Fast forward to the power-grabbing hypocrisy of 2020 and it's easy to see why Democrats are outraged -- and why all Americans should be as well.
Just two Republicans -- Sens. Susan Collins and Lisa Murkowski -- have said they will honor their previous commitments to not confirm a new Supreme Court justice when an election is looming. And Romney? He has said he is willing to vote. And this is despite McConnell's cynical precedent. If Romney approves of Trump's pick, that person will surely get a seat on the bench. "My liberal friends have over many decades gotten very used to the idea of having a liberal court, but that's not written in the stars," Romney said, adding that it is "appropriate for a nation that is ... center-right to have a court which reflects center-right points of view."

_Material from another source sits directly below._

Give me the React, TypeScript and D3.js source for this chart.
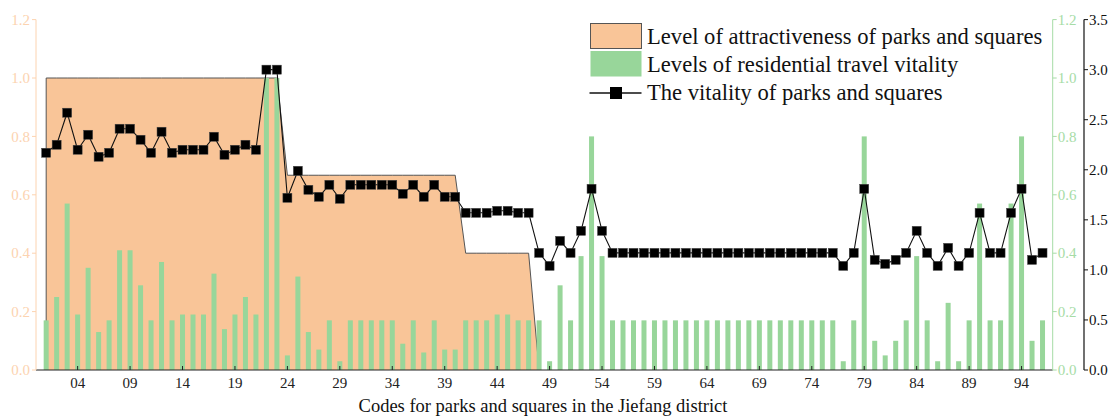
import React from "react";
import * as d3 from "d3";

const codes: string[] = Array.from({ length: 96 }, (_, i) => String(i + 1).padStart(2, "0"));

// Level of attractiveness of parks and squares (left axis, 0-1.2)
const attractiveness: number[] = [
  1, 1, 1, 1, 1, 1, 1, 1, 1, 1,
  1, 1, 1, 1, 1, 1, 1, 1, 1, 1,
  1, 1, 1, 0.667, 0.667, 0.667, 0.667, 0.667, 0.667, 0.667,
  0.667, 0.667, 0.667, 0.667, 0.667, 0.667, 0.667, 0.667, 0.667, 0.667,
  0.4, 0.4, 0.4, 0.4, 0.4, 0.4, 0.4, 0,
];

// Levels of residential travel vitality (green right axis, 0-1.2)
const travelVitality: number[] = [
  0.17, 0.25, 0.57, 0.19, 0.35, 0.13, 0.17, 0.41, 0.41, 0.29,
  0.17, 0.37, 0.17, 0.19, 0.19, 0.19, 0.33, 0.14, 0.19, 0.25,
  0.19, 1.0, 1.0, 0.05, 0.32, 0.13, 0.07, 0.17, 0.03, 0.17,
  0.17, 0.17, 0.17, 0.17, 0.09, 0.17, 0.06, 0.17, 0.07, 0.07,
  0.17, 0.17, 0.17, 0.19, 0.19, 0.17, 0.17, 0.17, 0.03, 0.29,
  0.17, 0.39, 0.8, 0.39, 0.17, 0.17, 0.17, 0.17, 0.17, 0.17,
  0.17, 0.17, 0.17, 0.17, 0.17, 0.17, 0.17, 0.17, 0.17, 0.17,
  0.17, 0.17, 0.17, 0.17, 0.17, 0.17, 0.03, 0.17, 0.8, 0.1,
  0.05, 0.1, 0.17, 0.39, 0.17, 0.03, 0.23, 0.03, 0.17, 0.57,
  0.17, 0.17, 0.57, 0.8, 0.1, 0.17,
];

// The vitality of parks and squares (black right axis, 0-3.5)
const parkVitality: number[] = [
  2.17, 2.25, 2.57, 2.2, 2.35, 2.13, 2.17, 2.41, 2.41, 2.3,
  2.17, 2.38, 2.17, 2.2, 2.2, 2.2, 2.33, 2.15, 2.2, 2.25,
  2.2, 3.0, 3.0, 1.72, 1.99, 1.8, 1.73, 1.85, 1.71, 1.85,
  1.85, 1.85, 1.85, 1.85, 1.76, 1.85, 1.73, 1.85, 1.73, 1.73,
  1.57, 1.57, 1.57, 1.59, 1.59, 1.57, 1.57, 1.17, 1.04, 1.29,
  1.17, 1.39, 1.81, 1.39, 1.17, 1.17, 1.17, 1.17, 1.17, 1.17,
  1.17, 1.17, 1.17, 1.17, 1.17, 1.17, 1.17, 1.17, 1.17, 1.17,
  1.17, 1.17, 1.17, 1.17, 1.17, 1.17, 1.04, 1.17, 1.81, 1.1,
  1.06, 1.1, 1.17, 1.39, 1.17, 1.04, 1.22, 1.04, 1.17, 1.57,
  1.17, 1.17, 1.57, 1.81, 1.1, 1.17,
];

const xTickLabels: string[] = ["04", "09", "14", "19", "24", "29", "34", "39", "44", "49", "54", "59", "64", "69", "74", "79", "84", "89", "94"];
const leftTicks: number[] = [0, 0.2, 0.4, 0.6, 0.8, 1.0, 1.2];
const greenTicks: number[] = [0, 0.2, 0.4, 0.6, 0.8, 1.0, 1.2];
const blackTicks: number[] = [0, 0.5, 1.0, 1.5, 2.0, 2.5, 3.0, 3.5];

const legendLabels: string[] = [
  "Level of attractiveness of parks and squares",
  "Levels of residential travel vitality",
  "The vitality of parks and squares",
];
const xTitle = "Codes for parks and squares in the Jiefang district";

const ORANGE = "#f9c598";
const ORANGE_TEXT = "#fcd3b0";
const GREEN = "#98d69a";
const GREEN_TEXT = "#a6dca6";
const FONT = "'Liberation Serif', 'Times New Roman', serif";

export default function App() {
  const W = 1113;
  const H = 419;
  const x0 = 36;
  const xG = 1052.7;
  const xB = 1084;
  const yBottom = 370;
  const yTop = 19.6;

  const x = d3.scalePoint<string>().domain(codes).range([x0, xG]).padding(0.97);
  const yL = d3.scaleLinear().domain([0, 1.2]).range([yBottom, yTop]);
  const yG = d3.scaleLinear().domain([0, 1.2]).range([yBottom, yTop]);
  const yB = d3.scaleLinear().domain([0, 3.5]).range([yBottom, yTop]);

  const areaData = attractiveness.map((v, i) => ({ c: codes[i], v }));
  const areaGen = d3
    .area<{ c: string; v: number }>()
    .x((d) => x(d.c) as number)
    .y0(yL(0))
    .y1((d) => yL(d.v));
  const areaTop = d3
    .line<{ c: string; v: number }>()
    .x((d) => x(d.c) as number)
    .y((d) => yL(d.v));
  const firstX = x(codes[0]) as number;
  const topOutline =
    `M${firstX},${yL(0)}L` + (areaTop(areaData) as string).slice(1);

  const lineGen = d3
    .line<number>()
    .x((_, i) => x(codes[i]) as number)
    .y((d) => yB(d));

  const barW = 5;
  const mk = 9;

  const legX = 590.5;
  const legW = 51;
  const textX = 647;

  return (
    <svg width={W} height={H} style={{ position: "absolute", left: 0, top: 0, fontFamily: FONT }}>
      <rect x={0} y={0} width={W} height={H} fill="#fff" />
      {/* attractiveness area */}
      <path d={areaGen(areaData) as string} fill={ORANGE} stroke="none" />
      <path d={topOutline} fill="none" stroke="#555" strokeWidth={1} />
      {/* travel vitality bars */}
      {travelVitality.map((v, i) => (
        <rect
          key={i}
          x={(x(codes[i]) as number) - barW / 2}
          y={yG(v)}
          width={barW}
          height={yG(0) - yG(v)}
          fill={GREEN}
        />
      ))}
      {/* vitality line */}
      <path d={lineGen(parkVitality) as string} fill="none" stroke="#111" strokeWidth={1.1} />
      {parkVitality.map((v, i) => (
        <rect
          key={i}
          x={(x(codes[i]) as number) - mk / 2}
          y={yB(v) - mk / 2}
          width={mk}
          height={mk}
          fill="#000"
          stroke="#444"
          strokeWidth={0.5}
        />
      ))}

      {/* x axis */}
      <line x1={x0} x2={xG} y1={yBottom} y2={yBottom} stroke="#222" strokeWidth={1.2} />
      {xTickLabels.map((t) => (
        <g key={t} transform={`translate(${x(t)},${yBottom})`}>
          <line y1={0} y2={-4} stroke="#222" />
          <text y={18} textAnchor="middle" fontSize={15} fill="#222">
            {t}
          </text>
        </g>
      ))}
      <text x={543} y={412} textAnchor="middle" fontSize={18.5} fill="#111">
        {xTitle}
      </text>

      {/* left axis */}
      <line x1={x0} x2={x0} y1={yBottom} y2={yTop} stroke={ORANGE_TEXT} strokeWidth={1} />
      {leftTicks.map((t) => (
        <g key={t} transform={`translate(${x0},${yL(t)})`}>
          <line x1={0} x2={-4} stroke={ORANGE_TEXT} />
          <text x={-6} dy="0.35em" textAnchor="end" fontSize={15} fill={ORANGE_TEXT}>
            {t.toFixed(1)}
          </text>
        </g>
      ))}

      {/* green right axis */}
      <line x1={xG} x2={xG} y1={yBottom} y2={yTop} stroke={GREEN_TEXT} strokeWidth={1} />
      {greenTicks.map((t) => (
        <g key={t} transform={`translate(${xG},${yG(t)})`}>
          <line x1={0} x2={4} stroke={GREEN_TEXT} />
          <text x={5} dy="0.35em" textAnchor="start" fontSize={15} fill={GREEN_TEXT}>
            {t.toFixed(1)}
          </text>
        </g>
      ))}

      {/* black right axis */}
      <line x1={xB} x2={xB} y1={yBottom} y2={yTop} stroke="#111" strokeWidth={1.2} />
      {blackTicks.map((t) => (
        <g key={t} transform={`translate(${xB},${yB(t)})`}>
          <line x1={0} x2={4} stroke="#111" />
          <text x={5} dy="0.35em" textAnchor="start" fontSize={15} fill="#111">
            {t.toFixed(1)}
          </text>
        </g>
      ))}

      {/* legend */}
      <rect x={legX} y={23.5} width={legW} height={25} fill={ORANGE} stroke="#555" strokeWidth={1} />
      <rect x={legX} y={51} width={legW} height={25.5} fill={GREEN} />
      <line x1={legX - 1} x2={legX + legW} y1={93} y2={93} stroke="#111" strokeWidth={1.3} />
      <rect x={legX + legW / 2 - 6} y={87} width={12} height={12} fill="#000" />
      {legendLabels.map((l, i) => (
        <text key={l} x={textX} y={44} dy={i * 28} fontSize={22.6} fill="#111">
          {l}
        </text>
      ))}
    </svg>
  );
}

Putting aside the factual errors -- the current Supreme Court is actually much more conservative than liberal, and that there is plenty of evidence that the United States is not a center-right nation -- the question isn't whether it is "appropriate" for the court to lean more left or more right. The question is what a fair, democratic process looks like. What Senate Republicans are pushing isn't fair or democratic; it's seat-stealing. And it's disappointing, if not unsurprising, to see Romney join right in.
In the Trump era of unfettered greed, democratic norm-destruction, ethical destitution, and wannabe-autocracy, Romney has positioned himself as a better sort of Republican. He was the only member of his party to vote to convict the President after Trump's impeachment trial early this year. He compared the President to an autocrat, back then, and in branding himself a man of character and integrity, he quoted a line from a hymn: "Do what is right; let the consequence follow."
He should take his own advice.
Doing what's right is often difficult. Romney is a conservative, and there is no doubt that he wants a conservative justice in Ginsburg's seat. The consequences would of course be vast: Ginsburg's own legacy would likely be undone; reproductive rights, including contraception access, would almost surely be threatened and even walked back, and abortion could wind up outlawed in some states entirely; even progressive electoral victories would be defanged, as a right-wing court could handily undo liberal policies (the Affordable Care Act, hardly the left-wing dream of universal health care, for example, could be on the chopping block).
This is apparently what Romney wants. He's never suggested otherwise.
But he did suggest, in the February vote, that even as he was aligned with the conservative agenda, the means to achieving it were as important as the ends -- that democratic processes were too cherished to be traded away in favor of conservative outcomes. It appears this particular prize is simply too big for Romney to maintain his principles.
Perhaps Romney has put away his hymnal for now. If he's looking for some new inspiration, he might want to revisit what former First Lady Michelle Obama said at the 2012 Democratic National Convention, when Romney was competing against her husband for the presidency.
Through family, she said, "We learned about honesty and integrity -- that the truth matters. That you don't take shortcuts or play by your own set of rules. And success doesn't count unless you earn it fair and square."